SigGP
SigGP

Reputation: 776

Bash script: one file disappears while massive renaming in loop

I am writing a short script: User chooses a folder with photos and then these photos are sorted by date of modification and renamed with pattern "PhotoX.jpg", where X is is number from 1 to total number of photos. When I execute this script first time everything is fine. The problem is, that when I try to execute this script again, on the same files, then Photo11.jpg disappeas and I don't know why. Here is code:

DIRECTORY=`zenity --file-selection --title="Wybierz miejsce docelowe" --directory`
FILES=()

eval "ls -r -path $DIRECTORY/ -t > temp.txt"
COUNTER=$(wc -l < "temp.txt")
eval mapfile -t FILES < "temp.txt"

eval "cd $DIRECTORY"
COUNTER=$((COUNTER-1))
for ((i=1;i<$COUNTER;i++))
do
    eval "mv ${FILES[$i-1]} Photo$i.jpg"
done

eval "cd"
eval "rm temp.txt"

In all files, exept for Photo11, i get information in terminal, that PhotoX.jpg and PhotoX.jpg are the same files.

Upvotes: 0

Views: 54

Answers (1)

Charles Duffy
Charles Duffy

Reputation: 295288

The code given is broken enough that it's not worth debugging -- better to rewrite.

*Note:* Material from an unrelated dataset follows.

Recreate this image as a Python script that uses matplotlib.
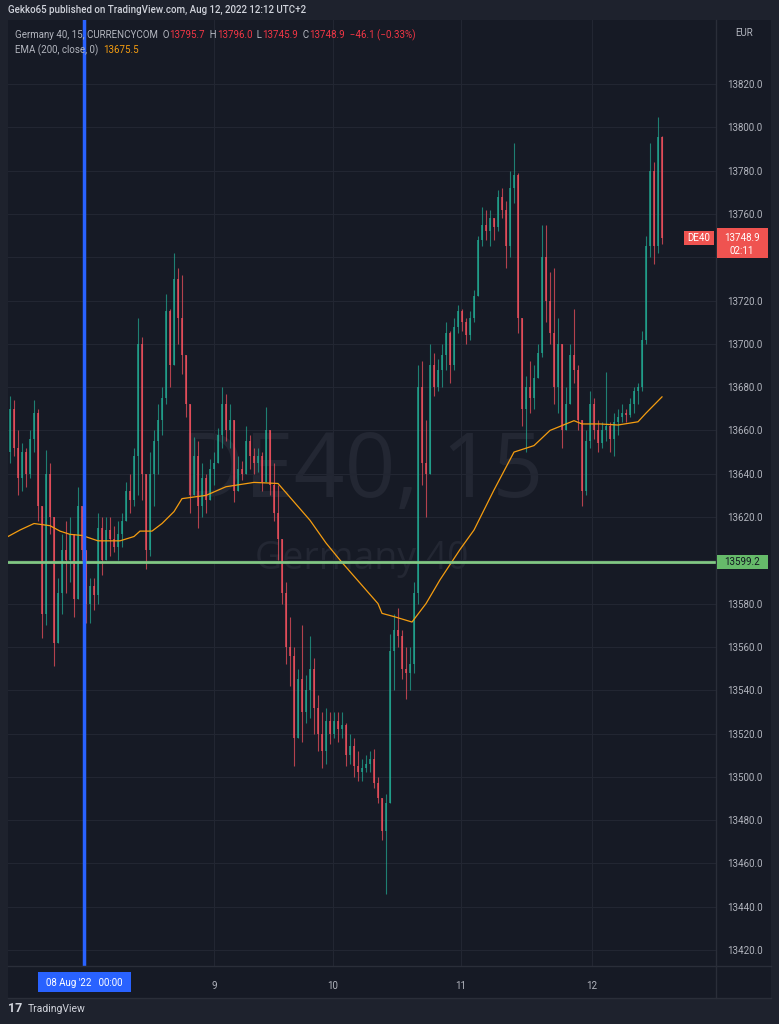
import matplotlib
matplotlib.use('Agg')
import numpy as np
import matplotlib.pyplot as plt
from matplotlib.patches import Rectangle

# Germany 40 (DE40), CURRENCYCOM (open = previous close)
first_open = 13650.0
highs = [13676, 13674, 13660, 13654, 13652, 13660, 13674, 13670, 13615, 13651,
         13645, 13620, 13592, 13612, 13618, 13620, 13608, 13634, 13622, 13603,
         13592, 13592, 13622, 13620, 13620, 13620, 13616, 13618, 13622, 13636,
         13640, 13652, 13712, 13703, 13630, 13650, 13660, 13672, 13680, 13723,
         13716, 13742, 13735, 13732, 13690, 13662, 13657, 13655, 13645, 13640,
         13647, 13650, 13661, 13680, 13677, 13672, 13650, 13648, 13646, 13662,
         13658, 13652, 13652, 13650, 13671, 13660, 13645, 13635, 13610, 13590,
         13574, 13560, 13550, 13570, 13547, 13565, 13555, 13538, 13530, 13532,
         13530, 13530, 13530, 13530, 13525, 13520, 13518, 13512, 13508, 13510,
         13512, 13513, 13500, 13486, 13492, 13566, 13575, 13578, 13568, 13560,
         13560, 13590, 13690, 13692, 13665, 13700, 13696, 13693, 13700, 13710,
         13706, 13712, 13718, 13716, 13712, 13715, 13725, 13750, 13763, 13762,
         13762, 13758, 13771, 13772, 13766, 13780, 13793, 13779, 13710, 13685,
         13692, 13690, 13700, 13755, 13755, 13733, 13735, 13712, 13690, 13680,
         13700, 13716, 13690, 13656, 13660, 13678, 13675, 13665, 13664, 13687,
         13664, 13668, 13670, 13672, 13670, 13675, 13680, 13682, 13706, 13750,
         13793, 13784, 13805, 13796.0]
lows = [13645, 13648, 13630, 13632, 13634, 13638, 13650, 13618, 13564, 13570,
        13612, 13551, 13566, 13575, 13585, 13590, 13574, 13590, 13600, 13571,
        13571, 13577, 13580, 13593, 13606, 13602, 13604, 13600, 13606, 13618,
        13622, 13625, 13630, 13628, 13596, 13602, 13625, 13640, 13658, 13672,
        13680, 13690, 13700, 13686, 13666, 13622, 13635, 13615, 13620, 13622,
        13630, 13635, 13648, 13652, 13655, 13652, 13627, 13634, 13637, 13640,
        13642, 13640, 13641, 13632, 13638, 13630, 13618, 13600, 13580, 13552,
        13542, 13505, 13520, 13516, 13525, 13527, 13520, 13512, 13504, 13506,
        13515, 13518, 13516, 13518, 13505, 13506, 13500, 13498, 13498, 13502,
        13502, 13495, 13488, 13471, 13446, 13510, 13540, 13560, 13545, 13536,
        13540, 13548, 13580, 13635, 13620, 13640, 13676, 13678, 13680, 13688,
        13682, 13688, 13705, 13706, 13700, 13702, 13710, 13722, 13745, 13748,
        13745, 13748, 13752, 13758, 13735, 13740, 13765, 13705, 13662, 13650,
        13668, 13670, 13686, 13694, 13710, 13700, 13672, 13668, 13652, 13662,
        13676, 13682, 13660, 13625, 13630, 13652, 13656, 13650, 13652, 13655,
        13650, 13648, 13658, 13664, 13664, 13666, 13668, 13672, 13678, 13700,
        13740, 13737, 13742, 13745.9]
closes = [13670, 13652, 13638, 13650, 13640, 13656, 13668, 13625, 13575, 13640,
          13620, 13562, 13585, 13605, 13600, 13612, 13582, 13625, 13605, 13580,
          13588, 13584, 13615, 13600, 13614, 13610, 13606, 13612, 13618, 13632,
          13628, 13648, 13700, 13640, 13605, 13640, 13655, 13665, 13675, 13715,
          13690, 13730, 13712, 13695, 13672, 13630, 13648, 13625, 13638, 13628,
          13642, 13645, 13658, 13672, 13660, 13665, 13632, 13642, 13640, 13655,
          13648, 13645, 13648, 13636, 13660, 13635, 13622, 13610, 13585, 13560,
          13556, 13518, 13545, 13530, 13540, 13550, 13532, 13520, 13512, 13526,
          13520, 13526, 13522, 13524, 13510, 13514, 13505, 13502, 13504, 13506,
          13508, 13497, 13490, 13475, 13488, 13558, 13568, 13565, 13550, 13548,
          13552, 13585, 13680, 13645, 13640, 13690, 13680, 13688, 13695, 13705,
          13690, 13708, 13715, 13710, 13704, 13712, 13722, 13748, 13755, 13752,
          13758, 13754, 13768, 13762, 13745, 13772, 13778, 13712, 13670, 13680,
          13675, 13684, 13696, 13740, 13720, 13705, 13680, 13700, 13660, 13672,
          13695, 13688, 13665, 13632, 13655, 13672, 13660, 13654, 13660, 13662,
          13656, 13664, 13666, 13668, 13667, 13672, 13678, 13680, 13702, 13745,
          13780, 13745, 13795.7, 13748.9]

# EMA(200) as drawn on the chart, at bar positions
ema_bars = [-0.5, 2.5, 6, 10, 12.5, 15, 18, 22, 27.5, 31, 32.5, 35.5, 38, 41, 43,
            49, 54, 57.5, 61, 67, 71, 75, 79, 83, 87.5, 92, 93, 96, 100.5, 104,
            107.5, 112.5, 116, 121, 126, 131, 135, 141, 143, 147.5, 152, 157, 159, 163]
ema_vals = [13611, 13614, 13617, 13616, 13613.5, 13612, 13611.5, 13609, 13609, 13611,
            13613.5, 13613.5, 13617, 13622.5, 13628.5, 13630, 13634, 13635, 13636, 13635.5,
            13627, 13618.5, 13608, 13599, 13589.5, 13580, 13575.5, 13574, 13571.5, 13580,
            13591, 13605, 13614, 13632.5, 13650, 13653, 13660, 13664.5, 13663, 13663,
            13662.5, 13664, 13668, 13675.5]

day_labels = ['9', '10', '11', '12']
day_bars = [51, 80.75, 112.75, 145.5]
aug8_bar = 18.5
hline_price = 13599.2
last = {'O': 13795.7, 'H': 13796.0, 'L': 13745.9, 'C': 13748.9, 'chg': -46.1, 'pct': -0.33}
ema_last = 13675.5

W, H = 779, 1024
BG_OUT = '#1e222d'
BG = '#161a25'
GRID = '#222632'
UP, DOWN = '#22ab94', '#f7525f'
TXT = '#b2b5be'

plt.rcParams['font.family'] = ['Roboto', 'DejaVu Sans']

fig = plt.figure(figsize=(W / 100, H / 100), dpi=100, facecolor=BG_OUT)


def fx(x):
    return x / W


def fy(y):
    return 1 - y / H


# pane background (chart + price axis + time axis)
fig.patches.append(Rectangle((fx(8), fy(998)), (771 - 8) / W, (998 - 20) / H,
                             transform=fig.transFigure, facecolor=BG, edgecolor='none', zorder=-10))

ax = fig.add_axes([fx(8), fy(966), 708 / W, 946 / H])
ax.set_facecolor(BG)
for s in ax.spines.values():
    s.set_visible(False)

opens = np.r_[first_open, closes[:-1]]
c = np.array(closes, float)
hi = np.maximum(np.array(highs, float), np.maximum(opens, c))
lo = np.minimum(np.array(lows, float), np.minimum(opens, c))
idx = np.arange(len(c))
cols = np.where(c >= opens, UP, DOWN)

# watermark
ax.text(0.5, 0.52, 'DE40, 15', transform=ax.transAxes, ha='center', va='center',
        fontsize=64, color='#232733', family='Open Sans', zorder=1)
ax.text(0.5, 0.43, 'Germany 40', transform=ax.transAxes, ha='center', va='center',
        fontsize=27, color='#232733', family='Open Sans', zorder=1)

ax.vlines(idx, lo, hi, colors=cols, linewidth=0.8, alpha=0.7, zorder=3)
body = np.maximum(np.abs(c - opens), 0.6)
ax.bar(idx, body, bottom=np.minimum(opens, c), width=0.42, color=cols, alpha=0.7,
       linewidth=0, zorder=3)

ax.plot(ema_bars, ema_vals, color='#f59d10', linewidth=0.9, zorder=4)
ax.axhline(hline_price, color='#81c784', linewidth=2, zorder=5)
ax.axvline(aug8_bar, color='#2962ff', linewidth=2.5, zorder=6)

ax.set_xlim(-0.5, 176.5)
ax.set_ylim(13412.6, 13849.6)
yt = np.arange(13420, 13821, 20)
ax.set_yticks(yt)
# labels hidden behind the price boxes are left blank
ax.set_yticklabels(['' if v in (13600, 13740) else '%.1f' % v for v in yt])
ax.yaxis.tick_right()
ax.tick_params(axis='y', length=0, pad=8, labelsize=7, labelcolor=TXT)
ax.set_xticks(day_bars)
ax.set_xticklabels(day_labels)
ax.tick_params(axis='x', length=0, pad=11, labelsize=7, labelcolor=TXT)
ax.grid(True, color=GRID, linewidth=0.8, zorder=0)

# separators
fig.add_artist(plt.Line2D([fx(716), fx(716)], [fy(20), fy(998)], color='#2a2e39', lw=1))
fig.add_artist(plt.Line2D([fx(8), fx(771)], [fy(966), fy(966)], color='#2a2e39', lw=1))
fig.add_artist(plt.Line2D([fx(8), fx(771)], [fy(998), fy(998)], color='#2a2e39', lw=1))

fig.text(fx(735), fy(33), 'EUR', color=TXT, fontsize=7, va='center')

# green price box
yg = H - ax.transData.transform((0, hline_price))[1]
fig.patches.append(Rectangle((fx(717), fy(yg + 7)), 51 / W, 14 / H, transform=fig.transFigure,
                             facecolor='#66bb6a', edgecolor='none', zorder=10))
fig.text(fx(742), fy(yg), '%.1f' % hline_price, color='#131722', fontsize=7, ha='center',
         va='center', zorder=11)

# last price box with countdown, and symbol tag
yl = H - ax.transData.transform((0, last['C']))[1]
fig.patches.append(Rectangle((fx(717), fy(yl + 20)), 51 / W, 30 / H, transform=fig.transFigure,
                             facecolor='#ef5350', edgecolor='none', zorder=10))
fig.text(fx(742), fy(yl), '%.1f' % last['C'], color='white', fontsize=7, ha='center', va='center', zorder=11)
fig.text(fx(742), fy(yl + 13), '02:11', color='white', fontsize=7, ha='center', va='center', zorder=11)
fig.patches.append(Rectangle((fx(684), fy(yl + 7)), 30 / W, 14 / H, transform=fig.transFigure,
                             facecolor='#ef5350', edgecolor='none', zorder=10))
fig.text(fx(699), fy(yl), 'DE40', color='white', fontsize=7, ha='center', va='center', zorder=11)

# blue date box on the time axis
fig.patches.append(Rectangle((fx(38), fy(992)), 93 / W, 20 / H, transform=fig.transFigure,
                             facecolor='#2962ff', edgecolor='none', zorder=10))
fig.text(fx(84), fy(983), "08 Aug '22   00:00", color='white', fontsize=7, ha='center',
         va='center', zorder=11)

renderer = fig.canvas.get_renderer()


def text_run(x, y, parts, size=7, weight='normal'):
    for s, col in parts:
        t = fig.text(fx(x), fy(y), s, color=col, fontsize=size, va='center', ha='left',
                     weight=weight, zorder=12)
        x = t.get_window_extent(renderer=renderer).x1


RED = '#f23645'
text_run(8, 10, [('Gekko65 published on TradingView.com, Aug 12, 2022 12:12 UTC+2', '#d1d4dc')],
         weight='medium')
text_run(15, 35, [('Germany 40, 15, CURRENCYCOM  O', TXT), ('%.1f' % last['O'], RED),
                  ('  H', TXT), ('%.1f' % last['H'], RED), ('  L', TXT), ('%.1f' % last['L'], RED),
                  ('  C', TXT), ('%.1f' % last['C'], RED),
                  ('  \u2212%.1f (\u2212%.2f%%)' % (abs(last['chg']), abs(last['pct'])), RED)])
text_run(15, 50, [('EMA (200, close, 0)  ', TXT), ('%.1f' % ema_last, '#f59d10')])

# footer logo
text_run(8, 1009, [('17', '#d1d4dc')], size=9, weight='bold')
text_run(28, 1009, [('TradingView', '#d1d4dc')], size=7.5)

fig.savefig('out.png', dpi=100, facecolor=BG_OUT)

To robustly prevent the number of output files from being less than the number of input files when input and output names can overlap, it's necessary to split the renaming into two parts: From the original name to a temporary name, and from the temporary name to the output name.

#!/bin/bash

# prompt for a directory via zenity only if not passed in on the environment
[[ -d $directory ]] || {
  directory=$(zenity --file-selection --title="Wybierz miejsce docelowe" --directory)
}

tempnames=( )

# Move files to unique destination names, prefixed with intended final name
counter=1
while IFS= read -r -d ' ' _ && IFS= read -r -d '' filename; do # read time into _
  destname="${directory}/Photo${counter}.jpg"
  [[ $filename = "$destname" ]] && continue  # skip files with correct names already
  tempname=$(mktemp -- "$destname.XXXXXX") || continue # generate a unique dest name
  mv -- "$filename" "$tempname" || {         # and rename to that...
    rm -f -- "$tempname"                     # ...deleting the tempfile and skipping the
    continue                                 #    input file if the rename somehow fails.
  }
  tempnames+=( "$tempname" )                 # ...keeping a log of what it was
  (( counter++ ))                            # finally, increment our counter.
done < <(find "$directory" -type f -printf '%T@ %p\0' | sort -zn)

# Move from temporary names to real ones
for tempname in "${tempnames[@]}"; do
  mv "$tempname" "${tempname%.*}"
done

See BashFAQ #3 to grok how we're combining GNU find and GNU sort to get a stream of files sorted by modification time.